Transcribe each record exactly. Include every one.

-- begin Source data --

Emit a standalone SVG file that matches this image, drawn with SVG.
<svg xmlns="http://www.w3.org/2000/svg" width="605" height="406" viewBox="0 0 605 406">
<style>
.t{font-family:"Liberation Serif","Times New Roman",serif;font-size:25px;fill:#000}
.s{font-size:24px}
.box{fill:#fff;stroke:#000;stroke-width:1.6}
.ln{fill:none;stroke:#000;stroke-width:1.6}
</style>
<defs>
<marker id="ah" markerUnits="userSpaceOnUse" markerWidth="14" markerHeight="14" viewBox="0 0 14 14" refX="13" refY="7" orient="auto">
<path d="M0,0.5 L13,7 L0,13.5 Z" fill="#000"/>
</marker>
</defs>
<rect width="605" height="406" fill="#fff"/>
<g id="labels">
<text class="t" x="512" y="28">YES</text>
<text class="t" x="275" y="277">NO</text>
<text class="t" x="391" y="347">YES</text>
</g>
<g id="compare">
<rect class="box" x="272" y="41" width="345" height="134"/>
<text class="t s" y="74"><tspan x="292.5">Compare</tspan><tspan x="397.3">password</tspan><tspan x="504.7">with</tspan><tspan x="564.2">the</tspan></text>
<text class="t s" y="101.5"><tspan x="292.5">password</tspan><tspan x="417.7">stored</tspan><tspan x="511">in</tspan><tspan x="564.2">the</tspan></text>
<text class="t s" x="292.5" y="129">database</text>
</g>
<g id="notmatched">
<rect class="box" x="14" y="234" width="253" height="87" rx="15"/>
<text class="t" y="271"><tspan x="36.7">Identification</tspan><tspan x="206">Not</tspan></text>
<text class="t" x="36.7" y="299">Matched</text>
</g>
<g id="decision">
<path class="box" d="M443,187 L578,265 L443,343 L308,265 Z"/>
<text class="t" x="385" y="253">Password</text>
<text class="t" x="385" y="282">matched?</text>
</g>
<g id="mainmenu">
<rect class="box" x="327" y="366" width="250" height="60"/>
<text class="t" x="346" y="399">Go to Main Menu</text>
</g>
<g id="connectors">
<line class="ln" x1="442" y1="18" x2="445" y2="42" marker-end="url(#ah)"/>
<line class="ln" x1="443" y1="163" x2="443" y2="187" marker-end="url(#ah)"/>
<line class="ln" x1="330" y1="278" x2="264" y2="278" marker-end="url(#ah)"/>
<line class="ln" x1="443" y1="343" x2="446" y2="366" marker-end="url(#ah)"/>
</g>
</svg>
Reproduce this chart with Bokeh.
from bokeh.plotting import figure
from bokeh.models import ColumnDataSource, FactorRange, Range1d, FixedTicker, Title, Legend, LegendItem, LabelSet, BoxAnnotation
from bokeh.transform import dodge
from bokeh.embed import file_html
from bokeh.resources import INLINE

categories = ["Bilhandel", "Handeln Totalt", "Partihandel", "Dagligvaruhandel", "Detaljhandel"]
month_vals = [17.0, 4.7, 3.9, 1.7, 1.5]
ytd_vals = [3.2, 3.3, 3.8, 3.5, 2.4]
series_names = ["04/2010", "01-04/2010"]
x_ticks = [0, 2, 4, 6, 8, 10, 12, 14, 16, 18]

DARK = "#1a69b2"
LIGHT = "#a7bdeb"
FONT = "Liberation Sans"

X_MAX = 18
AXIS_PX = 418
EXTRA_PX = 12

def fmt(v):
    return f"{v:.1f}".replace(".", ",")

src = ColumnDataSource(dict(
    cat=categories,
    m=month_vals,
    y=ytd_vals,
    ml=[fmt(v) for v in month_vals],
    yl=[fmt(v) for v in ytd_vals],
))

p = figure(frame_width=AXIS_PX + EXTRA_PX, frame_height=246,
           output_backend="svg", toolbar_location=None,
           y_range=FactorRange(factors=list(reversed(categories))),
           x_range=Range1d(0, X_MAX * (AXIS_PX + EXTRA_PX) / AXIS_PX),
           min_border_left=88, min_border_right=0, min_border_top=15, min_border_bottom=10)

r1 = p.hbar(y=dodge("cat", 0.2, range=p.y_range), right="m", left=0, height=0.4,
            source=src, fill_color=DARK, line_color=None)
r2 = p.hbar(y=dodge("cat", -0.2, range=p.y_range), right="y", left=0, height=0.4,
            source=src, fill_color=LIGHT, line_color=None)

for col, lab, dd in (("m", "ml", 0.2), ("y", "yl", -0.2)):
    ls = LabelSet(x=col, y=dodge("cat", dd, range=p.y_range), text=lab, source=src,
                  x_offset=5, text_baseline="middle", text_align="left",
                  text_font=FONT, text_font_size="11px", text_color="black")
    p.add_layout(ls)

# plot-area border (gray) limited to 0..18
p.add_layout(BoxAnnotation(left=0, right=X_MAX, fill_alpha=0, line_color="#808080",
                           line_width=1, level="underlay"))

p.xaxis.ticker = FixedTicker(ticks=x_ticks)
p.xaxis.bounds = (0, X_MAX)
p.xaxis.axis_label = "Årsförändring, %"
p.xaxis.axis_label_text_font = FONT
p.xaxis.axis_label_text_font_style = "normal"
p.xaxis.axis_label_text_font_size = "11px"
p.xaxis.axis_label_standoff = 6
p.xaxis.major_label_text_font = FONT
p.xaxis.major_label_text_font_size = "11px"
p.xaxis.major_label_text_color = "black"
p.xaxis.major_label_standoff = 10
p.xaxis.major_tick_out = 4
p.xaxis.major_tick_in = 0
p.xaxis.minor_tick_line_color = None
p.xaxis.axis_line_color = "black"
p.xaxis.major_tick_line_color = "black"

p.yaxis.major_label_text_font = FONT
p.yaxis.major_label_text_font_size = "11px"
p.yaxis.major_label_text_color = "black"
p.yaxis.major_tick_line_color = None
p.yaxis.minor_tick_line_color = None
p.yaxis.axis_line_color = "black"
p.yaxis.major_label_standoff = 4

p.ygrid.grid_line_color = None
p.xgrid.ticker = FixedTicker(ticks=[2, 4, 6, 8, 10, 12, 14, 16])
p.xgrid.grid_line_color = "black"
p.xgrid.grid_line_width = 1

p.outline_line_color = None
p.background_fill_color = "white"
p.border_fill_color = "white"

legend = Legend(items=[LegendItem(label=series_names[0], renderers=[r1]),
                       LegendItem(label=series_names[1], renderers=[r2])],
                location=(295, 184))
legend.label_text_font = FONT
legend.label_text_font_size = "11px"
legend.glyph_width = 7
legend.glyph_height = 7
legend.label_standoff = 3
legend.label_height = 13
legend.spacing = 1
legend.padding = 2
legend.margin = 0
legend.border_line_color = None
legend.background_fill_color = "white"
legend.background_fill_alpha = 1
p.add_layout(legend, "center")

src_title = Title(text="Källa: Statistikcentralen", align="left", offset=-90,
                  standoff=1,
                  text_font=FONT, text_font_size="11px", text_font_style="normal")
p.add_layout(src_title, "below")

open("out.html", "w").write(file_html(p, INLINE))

-- end Source data --

**Answer to the task**.
Emit a standalone SVG file that matches this image, drawn with SVG.
<svg xmlns="http://www.w3.org/2000/svg" width="605" height="406" viewBox="0 0 605 406">
<style>
.t{font-family:"Liberation Serif","Times New Roman",serif;font-size:25px;fill:#000}
.s{font-size:24px}
.box{fill:#fff;stroke:#000;stroke-width:1.6}
.ln{fill:none;stroke:#000;stroke-width:1.6}
</style>
<defs>
<marker id="ah" markerUnits="userSpaceOnUse" markerWidth="14" markerHeight="14" viewBox="0 0 14 14" refX="13" refY="7" orient="auto">
<path d="M0,0.5 L13,7 L0,13.5 Z" fill="#000"/>
</marker>
</defs>
<rect width="605" height="406" fill="#fff"/>
<g id="labels">
<text class="t" x="512" y="28">YES</text>
<text class="t" x="275" y="277">NO</text>
<text class="t" x="391" y="347">YES</text>
</g>
<g id="compare">
<rect class="box" x="272" y="41" width="345" height="134"/>
<text class="t s" y="74"><tspan x="292.5">Compare</tspan><tspan x="397.3">password</tspan><tspan x="504.7">with</tspan><tspan x="564.2">the</tspan></text>
<text class="t s" y="101.5"><tspan x="292.5">password</tspan><tspan x="417.7">stored</tspan><tspan x="511">in</tspan><tspan x="564.2">the</tspan></text>
<text class="t s" x="292.5" y="129">database</text>
</g>
<g id="notmatched">
<rect class="box" x="14" y="234" width="253" height="87" rx="15"/>
<text class="t" y="271"><tspan x="36.7">Identification</tspan><tspan x="206">Not</tspan></text>
<text class="t" x="36.7" y="299">Matched</text>
</g>
<g id="decision">
<path class="box" d="M443,187 L578,265 L443,343 L308,265 Z"/>
<text class="t" x="385" y="253">Password</text>
<text class="t" x="385" y="282">matched?</text>
</g>
<g id="mainmenu">
<rect class="box" x="327" y="366" width="250" height="60"/>
<text class="t" x="346" y="399">Go to Main Menu</text>
</g>
<g id="connectors">
<line class="ln" x1="442" y1="18" x2="445" y2="42" marker-end="url(#ah)"/>
<line class="ln" x1="443" y1="163" x2="443" y2="187" marker-end="url(#ah)"/>
<line class="ln" x1="330" y1="278" x2="264" y2="278" marker-end="url(#ah)"/>
<line class="ln" x1="443" y1="343" x2="446" y2="366" marker-end="url(#ah)"/>
</g>
</svg>
Reproduce this chart with Bokeh.
from bokeh.plotting import figure
from bokeh.models import ColumnDataSource, FactorRange, Range1d, FixedTicker, Title, Legend, LegendItem, LabelSet, BoxAnnotation
from bokeh.transform import dodge
from bokeh.embed import file_html
from bokeh.resources import INLINE

categories = ["Bilhandel", "Handeln Totalt", "Partihandel", "Dagligvaruhandel", "Detaljhandel"]
month_vals = [17.0, 4.7, 3.9, 1.7, 1.5]
ytd_vals = [3.2, 3.3, 3.8, 3.5, 2.4]
series_names = ["04/2010", "01-04/2010"]
x_ticks = [0, 2, 4, 6, 8, 10, 12, 14, 16, 18]

DARK = "#1a69b2"
LIGHT = "#a7bdeb"
FONT = "Liberation Sans"

X_MAX = 18
AXIS_PX = 418
EXTRA_PX = 12

def fmt(v):
    return f"{v:.1f}".replace(".", ",")

src = ColumnDataSource(dict(
    cat=categories,
    m=month_vals,
    y=ytd_vals,
    ml=[fmt(v) for v in month_vals],
    yl=[fmt(v) for v in ytd_vals],
))

p = figure(frame_width=AXIS_PX + EXTRA_PX, frame_height=246,
           output_backend="svg", toolbar_location=None,
           y_range=FactorRange(factors=list(reversed(categories))),
           x_range=Range1d(0, X_MAX * (AXIS_PX + EXTRA_PX) / AXIS_PX),
           min_border_left=88, min_border_right=0, min_border_top=15, min_border_bottom=10)

r1 = p.hbar(y=dodge("cat", 0.2, range=p.y_range), right="m", left=0, height=0.4,
            source=src, fill_color=DARK, line_color=None)
r2 = p.hbar(y=dodge("cat", -0.2, range=p.y_range), right="y", left=0, height=0.4,
            source=src, fill_color=LIGHT, line_color=None)

for col, lab, dd in (("m", "ml", 0.2), ("y", "yl", -0.2)):
    ls = LabelSet(x=col, y=dodge("cat", dd, range=p.y_range), text=lab, source=src,
                  x_offset=5, text_baseline="middle", text_align="left",
                  text_font=FONT, text_font_size="11px", text_color="black")
    p.add_layout(ls)

# plot-area border (gray) limited to 0..18
p.add_layout(BoxAnnotation(left=0, right=X_MAX, fill_alpha=0, line_color="#808080",
                           line_width=1, level="underlay"))

p.xaxis.ticker = FixedTicker(ticks=x_ticks)
p.xaxis.bounds = (0, X_MAX)
p.xaxis.axis_label = "Årsförändring, %"
p.xaxis.axis_label_text_font = FONT
p.xaxis.axis_label_text_font_style = "normal"
p.xaxis.axis_label_text_font_size = "11px"
p.xaxis.axis_label_standoff = 6
p.xaxis.major_label_text_font = FONT
p.xaxis.major_label_text_font_size = "11px"
p.xaxis.major_label_text_color = "black"
p.xaxis.major_label_standoff = 10
p.xaxis.major_tick_out = 4
p.xaxis.major_tick_in = 0
p.xaxis.minor_tick_line_color = None
p.xaxis.axis_line_color = "black"
p.xaxis.major_tick_line_color = "black"

p.yaxis.major_label_text_font = FONT
p.yaxis.major_label_text_font_size = "11px"
p.yaxis.major_label_text_color = "black"
p.yaxis.major_tick_line_color = None
p.yaxis.minor_tick_line_color = None
p.yaxis.axis_line_color = "black"
p.yaxis.major_label_standoff = 4

p.ygrid.grid_line_color = None
p.xgrid.ticker = FixedTicker(ticks=[2, 4, 6, 8, 10, 12, 14, 16])
p.xgrid.grid_line_color = "black"
p.xgrid.grid_line_width = 1

p.outline_line_color = None
p.background_fill_color = "white"
p.border_fill_color = "white"

legend = Legend(items=[LegendItem(label=series_names[0], renderers=[r1]),
                       LegendItem(label=series_names[1], renderers=[r2])],
                location=(295, 184))
legend.label_text_font = FONT
legend.label_text_font_size = "11px"
legend.glyph_width = 7
legend.glyph_height = 7
legend.label_standoff = 3
legend.label_height = 13
legend.spacing = 1
legend.padding = 2
legend.margin = 0
legend.border_line_color = None
legend.background_fill_color = "white"
legend.background_fill_alpha = 1
p.add_layout(legend, "center")

src_title = Title(text="Källa: Statistikcentralen", align="left", offset=-90,
                  standoff=1,
                  text_font=FONT, text_font_size="11px", text_font_style="normal")
p.add_layout(src_title, "below")

open("out.html", "w").write(file_html(p, INLINE))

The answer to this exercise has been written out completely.